Je veux bien sûr parler de ce que l'auteur lui-même appelle "sa mésaventure". Comprenez, sa détention de plus de 3 ans au Liban dans les années 80, dont il est revenu détruit. Longtemps, cet événement a hanté les livres de Kauffmann, même lorsqu'il n'en parlait pas directement. Ici, il verbalise un peu mieux la chose, mais surtout évoque tout cela avec une immense pudeur qui ne peut qu'inspirer le respect et l'admiration.

Je ne vais pas citer ou raconter ici certains passages, brefs, mais plein d'émotion. J'ai utilisé le vieux poncif de la madeleine de Proust plus haut dans ce billet, mais il y a de ça, dans cette période de retour à la liberté, à la vie, où Jean-Paul Kauffmann retrouve les plaisirs quotidiens d'un bon verre. On peut imaginer qu'on a fêté son retour au champagne, mais... Et l'anecdote est juste magnifique et bouleversante.

Mais la gorge se serre plus encore avec un texte consacré à la visite d'un endroit très particulier, que je ne connaissais pas : le domaine de la Solitude. Rares sont ceux admis à rencontrer les soeurs qui sont cloîtrées là et n'ont plus qu'un lien lointain avec la viticulture. Mais ce sont elles qui ont tenu à rencontrer Jean-Paul Kauffmann, pour qui elles avaient prié si souvent...
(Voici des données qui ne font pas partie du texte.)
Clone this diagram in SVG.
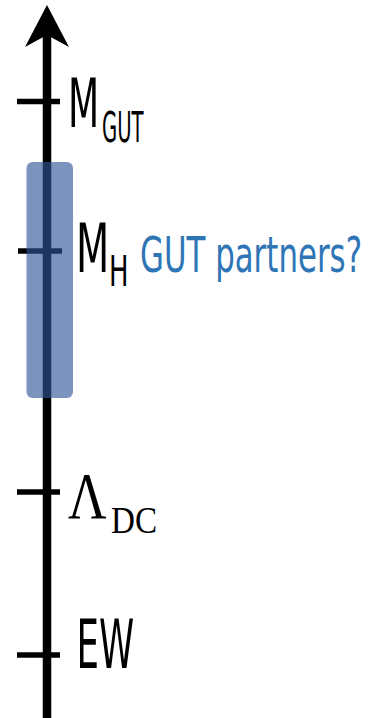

Une rencontre si pleine d'humanité, indépendamment de ce qu'on peut penser des religions ou de la foi. Un instant de grâce et de douceur, où il est question d'autres sujets que l'auteur, dont on sort rasséréné. Avec en tête cette phrase que prononce Roland Belloc, le régisseur du domaine qui accompagnait Kauffmann : "N'est-ce pas qu'elles sont étonnantes ?".

Je ne bois toujours pas de vin, après cette lecture. Je n'en ai pas eu envie non plus, mais je suis un buveur d'eau, c'est ainsi... En revanche, je suis certain que ceux qui aiment la Dive Bouteille, avec plus ou moins de modération, auront des envies en lisant certains passages de ces récits. Et ceux qui ont déjà eu l'occasion de goûter de grands crus devraient en retrouver soudainement les tonalités sur leur palais.